Until a revisionist history of the world game in the 1990s is published, we'll never know quite how rife match-fixing was. It is safe to say, however, that other boards handled their scandals entirely differently.
On the field itself, a theme was taking shape. South Africa were losing or drawing Tests at home they might have been expected to win, while they were winning away when they might reasonably have been expected to lose. Pollock came to the fore in taking five for 37 against Pakistan in Faisalabad in 1997 (Pat Symcox scoring 55, 81, and taking 3 for 8 in the Pakistan second innings) as the hosts couldn't manage the 145 needed for victory. In 2000, Cronje's men won Tests in Mumbai (with a largely pace attack) and Bangalore. Tests were later won in Karachi (2007) in a victorious series, as well as in Ahmedabad and Nagpur on consecutive drawn series in India.
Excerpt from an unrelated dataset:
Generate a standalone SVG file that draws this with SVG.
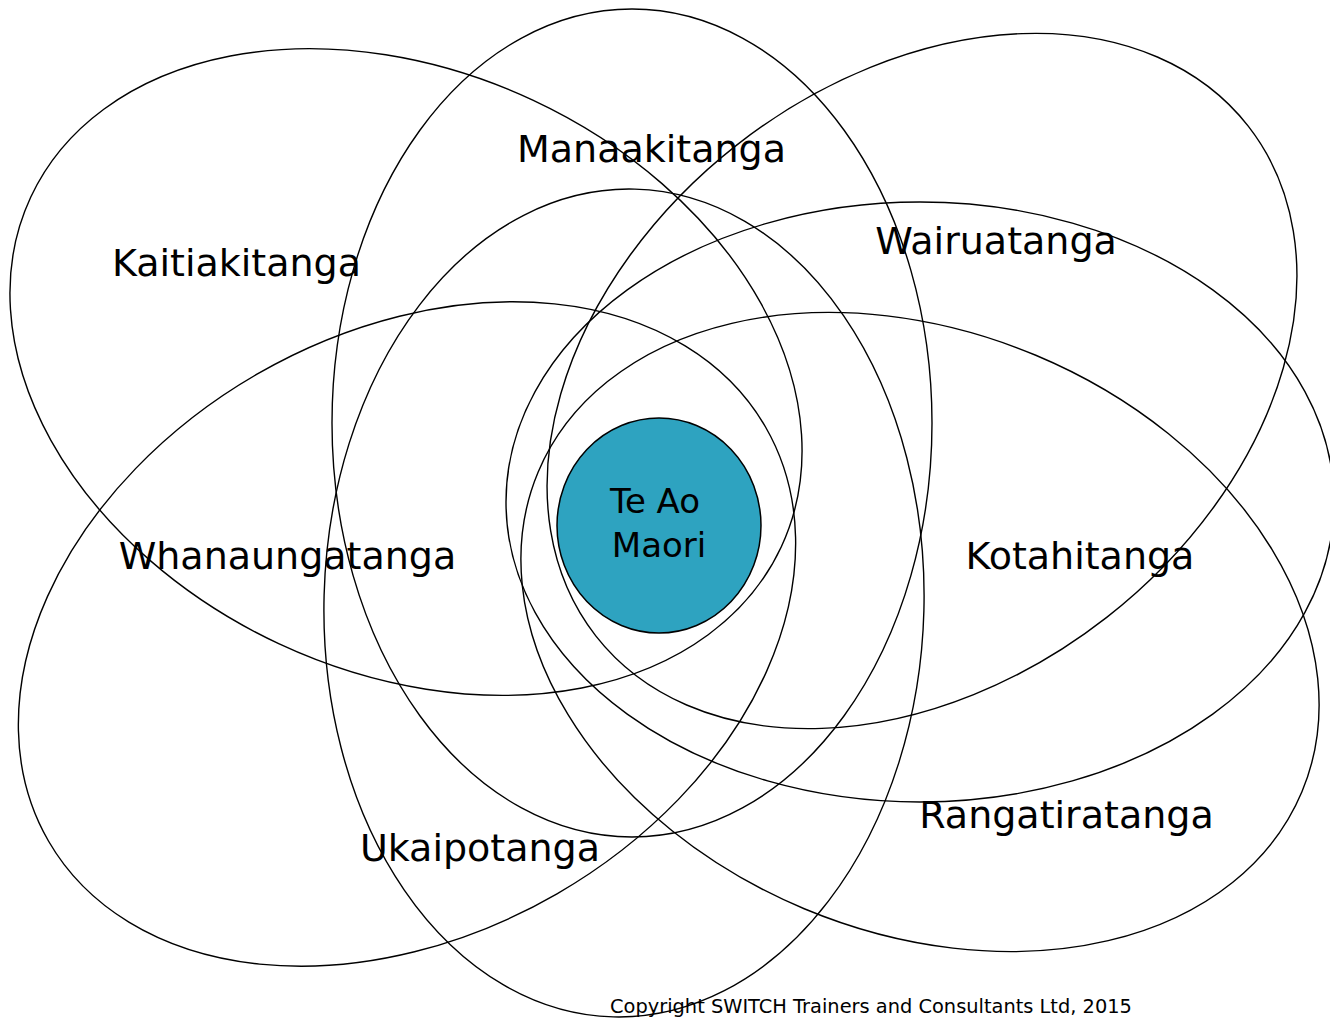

South Africa have always been handy at winning away and the golden period was forged when Graeme Smith and Mickey Arthur managed to cocoon the side from increasingly dogged political interference to win back to back away series in England and Australia across six months in 2008. There have been big series wins (take the 5-0 drubbing of West Indies in 1998-99) but no more cherished prize sits on the mantelpiece of the South African game.
For all the moments of magic - who will ever forget de Villiers, legs akimbo, tossing the Glenn McGrath lob into the air in 1994? - South African cricket is a protean, difficult-to-understand beast, with an almost perverse ability to confound. How, for example, can a side as well-rounded as the 1999 team to the World Cup in England contrive to lose it? Perhaps Winston Churchill's famous quote about Russia brings us closer to understanding. "It is a riddle, wrapped in a mystery, inside an enigma, but perhaps there is a key." In South Africa's case that key is surely to be found in an increasingly settled country, less at odds with itself than it once was. We live in hope.